The Gas Takes a Return Trip. The Bill Stays Here.
Australia is the world's third-largest LNG exporter — and it's about to start importing LNG.
The same molecule leaves Curtis Island in Queensland on a tanker bound for Osaka, sells at world prices, and a different tanker carries world-priced LNG back into Geelong for winter. The gas takes a return trip. The bill stays here.
Australia ships about a fifth of all the LNG sold on Earth, behind only the United States and Qatar. On 1 April this year, federal regulators ticked off a terminal at Geelong to start importing it back. Not an April Fool's gag — the present tense.
The lock-in came first. Queensland's three Curtis Island LNG plants were sanctioned in 2010–11 and started shipping in 2015, on twenty-year contracts to buyers in Tokyo, Seoul and Shanghai. About 80 per cent of the gas Australia produces goes overseas. Those contracts were signed in good faith, before any domestic-reservation mechanism existed; tearing them up unilaterally would torch the trade relations a third-largest exporter depends on. Which is why the new reservation scheme Canberra is wiring up for 2027 only bites on new contracts. Fair enough. Also: cold comfort to a Geelong household in July, sitting in three jumpers watching the gas meter tick like a broken pokies machine.
Then the squeeze. Bass Strait is in genteel decline. Victoria's fracking ban is bolted into the state constitution — driven less by ideology than by farmers, water-table scientists and Traditional Owners who wanted no part of it — and the conventional onshore restart since July 2021 has produced more press releases than gas. In NSW, Santos's Narrabri project is still grinding through litigation. The ACCC's latest warning is concrete: chair Gina Cass-Gottlieb says the southern states face a "supply gap of 16 PJ in July 2026 alone". East-coast wholesale prices have roughly tripled since exports began, by IEEFA's reckoning.
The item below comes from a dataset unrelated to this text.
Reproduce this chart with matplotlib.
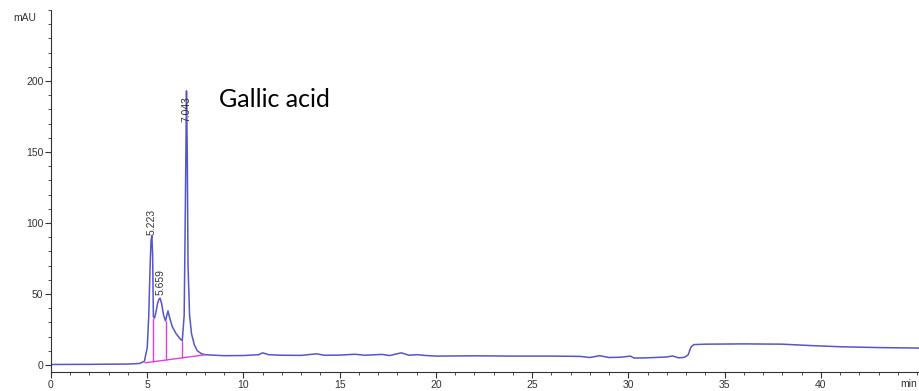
import matplotlib.pyplot as plt
import numpy as np

# Chromatogram trace (time in min, signal in mAU)
time = [0, 2, 4, 4.6, 4.85, 5.0, 5.08, 5.15, 5.2, 5.24, 5.28, 5.32, 5.38, 5.45,
        5.55, 5.62, 5.67, 5.75, 5.85, 5.95, 6.02, 6.08, 6.15, 6.3, 6.5, 6.7, 6.82,
        6.92, 6.98, 7.04, 7.08, 7.12, 7.2, 7.3, 7.45, 7.6, 7.8, 8.0,
        8.5, 9, 10, 10.8, 11.0, 11.3, 12, 13, 13.8, 14.2, 15, 15.8, 16.3, 17.2,
        17.6, 18.2, 18.6, 19, 19.5, 20, 22, 24, 26, 27.5, 28, 28.5, 29, 29.6,
        30.1, 30.3, 31, 32, 32.3, 32.6, 32.9, 33.1, 33.25, 33.4, 34, 36, 38,
        39.5, 41, 43, 45.5]
signal = [0.3, 0.4, 0.6, 1.0, 2.5, 12, 35, 70, 88, 91, 78, 34, 33, 37,
          44, 46.5, 47, 43, 35, 31, 35, 38, 34, 27, 22, 18.5, 17,
          35, 110, 193, 150, 70, 35, 22, 14, 10, 8, 7.2,
          6.8, 6.5, 6.6, 7.2, 8.5, 7.2, 6.8, 6.7, 7.8, 6.8, 6.9, 7.5, 6.8, 7.4,
          6.6, 8.5, 6.8, 7.2, 6.6, 6.2, 6.4, 6.2, 6.2, 6.0, 5.2, 6.5, 5.2, 5.4,
          6.2, 4.8, 5.0, 5.6, 6.3, 5.0, 5.3, 7.0, 12.5, 14.3, 14.6, 14.8, 14.6,
          13.6, 12.8, 12.2, 11.8]

# integration baseline and drop lines
base_t = [4.9, 7.95]
base_v = [1.5, 7.0]
drop_t = [5.32, 5.95, 6.82]
drop_top = [33, 31, 17]

# peak labels
peak_rt = ['5.223', '5.659', '7.043']
peak_x = [5.22, 5.7, 7.04]
peak_y = [91.5, 49, 171]

fig = plt.figure(figsize=(9.19, 3.91), dpi=100)
ax = fig.add_axes([51/919, 19/391, 1 - 51/919, 362/391])

ax.plot(time, signal, color='#5555cc', lw=1.1)
ax.plot(base_t, base_v, color='#e040e0', lw=1)
drop_bot = np.interp(drop_t, base_t, base_v)
ax.vlines(drop_t, drop_bot, drop_top, color='#e040e0', lw=1)

for lab, x, y in zip(peak_rt, peak_x, peak_y):
    ax.text(x, y, lab, rotation=90, ha='center', va='bottom', fontsize=7.5,
            color='#333333', family='Liberation Sans')

ax.text(8.75, 195, 'Gallic acid', fontsize=18, va='top', ha='left',
        family='Lato', color='black')

ax.set_xlim(0, 45.1)
ax.set_ylim(-5, 250)
ax.set_xticks(np.arange(0, 45, 5))
ax.set_xticks(np.arange(0, 46, 1), minor=True)
ax.set_yticks(np.arange(0, 201, 50))
ax.set_yticks(np.arange(0, 251, 10), minor=True)
for spine in ['top', 'right']:
    ax.spines[spine].set_visible(False)
ax.spines['left'].set_color('#333333')
ax.spines['bottom'].set_color('#333333')
ax.tick_params(which='both', direction='out', colors='#333333', labelsize=7.5)
ax.tick_params(which='major', length=4, pad=1.5)
ax.tick_params(which='minor', length=2.5)
for lab in ax.get_xticklabels() + ax.get_yticklabels():
    lab.set_family('Liberation Sans')

fig.text(25/919, 1 - 18/391, 'mAU', ha='center', va='center', fontsize=7.5,
         family='Liberation Sans', color='#333333')
fig.text(917/919, 2/391, 'min', ha='right', va='bottom', fontsize=7.5,
         family='Liberation Sans', color='#333333')

fig.savefig('out.png', dpi=100)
The missing wire. There is no economic pipeline running WA's North West Shelf to the southeast. AEMO's 2025 GSOO is upfront that the country runs two separate gas markets — one well-supplied and pointed at Asia, one declining and pointed at Melbourne. Distances are vast, terrain is hard, and successive feasibility studies have come back uneconomic. So policymakers aren't dim — they're trapped between commercial reality and the fact the front door was already monetised.
Both major parties wear this. The Curtis Island deals were Coalition-era; the Future Gas Strategy committing the country to gas "through to 2050 and beyond" is Labor's. The gas trigger — Canberra's theoretical power to claw export gas back for domestic use — has never been pulled under either.
Two gas markets. Two parties. One molecule taking the long way home.